### TASK TO CARRY OUT
Write out, word for word, every line from the first one through the line that holds "(0,0) rectangle (1120,399);", and nothing else; skip the pictures.
※
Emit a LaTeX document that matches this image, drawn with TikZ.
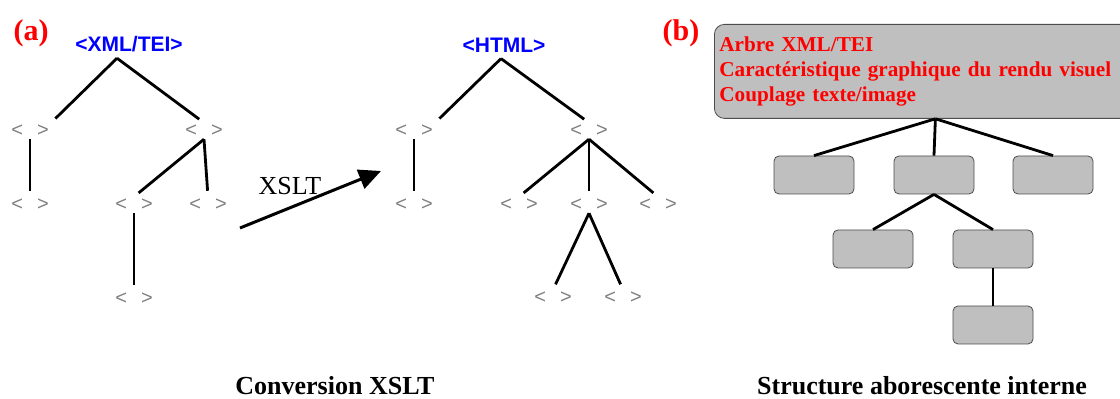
\documentclass[tikz,border=0pt]{standalone}
\usepackage{fontspec}
\setmainfont{Liberation Serif}
\setsansfont{Liberation Sans}
\usepackage{tikz}
\usetikzlibrary{calc,arrows.meta,positioning}

\begin{document}
\begin{tikzpicture}[x=0.5pt,y=-0.5pt]

  % Styles
  \tikzstyle{tag}=[text=gray,font=\sffamily\fontsize{10}{11}\selectfont,inner sep=1pt]
  \tikzstyle{root}=[text=blue,font=\sffamily\bfseries\fontsize{10.5}{12}\selectfont,inner sep=1pt]
  \tikzstyle{branch}=[line width=1.4pt,shorten >=3pt]
  \tikzstyle{link}=[line width=1.4pt]
  \tikzstyle{box}=[draw=black!70,fill=gray!50,rounded corners=2.5pt,minimum width=40pt,minimum height=19pt]
  \tikzstyle{panel}=[text=red,font=\bfseries\fontsize{15}{18}\selectfont]
  \tikzstyle{caption}=[font=\bfseries\fontsize{13}{15}\selectfont]
  \tikzstyle{to}=[-{Triangle[length=11pt,width=10pt]},line width=1.5pt]

  % \chev{<id>}, \boite{<id>}
  \newcommand{\chev}[1]{node[tag] (#1) {<\hspace{7pt}>}}
  \newcommand{\boite}[1]{node[box] (#1) {}}

  % ===========================================================================

  \useasboundingbox (0,0) rectangle (1120,399);

  % Panel labels
  \node[panel] (pa) at (31,33) {(a)};
  \node[panel] (pb) at (681,33) {(b)};

  % XML/TEI tree
  \node[root] (xml) at (129,44) {<XML/TEI>};
  \path (30,131)  \chev{a1};
  \path (204,131) \chev{a2};
  \path (30,205)  \chev{a3};
  \path (134,205) \chev{a4};
  \path (208,205) \chev{a5};
  \path (134,299) \chev{a6};

  \draw[branch] ($(xml.south)+(-12,4)$) -- (a1.north east);
  \draw[branch] ($(xml.south)+(-12,4)$) -- (a2.north);
  \draw[branch] (a1.south) -- (a3.north);
  \draw[branch] (a2.south) -- (a4.north);
  \draw[branch] (a2.south) -- (a5.north);
  \draw[branch] (a4.south) -- (a6.north);

  % XSLT arrow
  \coordinate (xs) at (240,228);
  \coordinate (xe) at (381,171);
  \draw[to] (xs) -- (xe);
  \node[font=\fontsize{13}{15}\selectfont] (xslt) at (290,186) {XSLT};

  % HTML tree
  \node[root] (html) at (504,45) {<HTML>};
  \path (414,131) \chev{b1};
  \path (589,131) \chev{b2};
  \path (414,205) \chev{b3};
  \path (519,205) \chev{b4};
  \path (589,205) \chev{b5};
  \path (658,205) \chev{b6};
  \path (553,298) \chev{b7};
  \path (623,298) \chev{b8};

  \draw[branch] ($(html.south)+(-3,4)$) -- (b1.north east);
  \draw[branch] ($(html.south)+(-3,4)$) -- (b2.north);
  \draw[branch] (b1.south) -- (b3.north);
  \draw[branch] (b2.south) -- (b4.north);
  \draw[branch] (b2.south) -- (b5.north);
  \draw[branch] (b2.south) -- (b6.north);
  \draw[branch] (b5.south) -- (b7.north);
  \draw[branch] (b5.south) -- (b8.north);

  % Internal structure
  \node[draw=black!70,fill=gray!50,rounded corners=5pt,anchor=north west,
        text width=216pt,minimum height=47pt,inner xsep=2.5pt,align=left,
        text=red,font=\bfseries\fontsize{10.6}{12.5}\selectfont] (arbre) at (714,24)
        {Arbre XML/TEI\\Caract\'eristique graphique du rendu visuel\\Couplage texte/image};
  \path (814,175) \boite{s1};
  \path (934,175) \boite{s2};
  \path (1053,175) \boite{s3};
  \path (873,249) \boite{t1};
  \path (993,249) \boite{t2};
  \path (993,325) \boite{u1};

  \draw[link] (arbre.south) -- (s1.north);
  \draw[link] (arbre.south) -- (s2.north);
  \draw[link] (arbre.south) -- (s3.north);
  \draw[link] (s2.south) -- (t1.north);
  \draw[link] (s2.south) -- (t2.north);
  \draw[link] (t2.south) -- (u1.north);

  % Captions
  \node[caption] (capa) at (335,386) {Conversion XSLT};
  \node[caption] (capb) at (922,386) {Structure aborescente interne};

\end{tikzpicture}
\end{document}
※
### THE ANSWER
Emit a LaTeX document that matches this image, drawn with TikZ.
\documentclass[tikz,border=0pt]{standalone}
\usepackage{fontspec}
\setmainfont{Liberation Serif}
\setsansfont{Liberation Sans}
\usepackage{tikz}
\usetikzlibrary{calc,arrows.meta,positioning}

\begin{document}
\begin{tikzpicture}[x=0.5pt,y=-0.5pt]

  % Styles
  \tikzstyle{tag}=[text=gray,font=\sffamily\fontsize{10}{11}\selectfont,inner sep=1pt]
  \tikzstyle{root}=[text=blue,font=\sffamily\bfseries\fontsize{10.5}{12}\selectfont,inner sep=1pt]
  \tikzstyle{branch}=[line width=1.4pt,shorten >=3pt]
  \tikzstyle{link}=[line width=1.4pt]
  \tikzstyle{box}=[draw=black!70,fill=gray!50,rounded corners=2.5pt,minimum width=40pt,minimum height=19pt]
  \tikzstyle{panel}=[text=red,font=\bfseries\fontsize{15}{18}\selectfont]
  \tikzstyle{caption}=[font=\bfseries\fontsize{13}{15}\selectfont]
  \tikzstyle{to}=[-{Triangle[length=11pt,width=10pt]},line width=1.5pt]

  % \chev{<id>}, \boite{<id>}
  \newcommand{\chev}[1]{node[tag] (#1) {<\hspace{7pt}>}}
  \newcommand{\boite}[1]{node[box] (#1) {}}

  % ===========================================================================

  \useasboundingbox (0,0) rectangle (1120,399);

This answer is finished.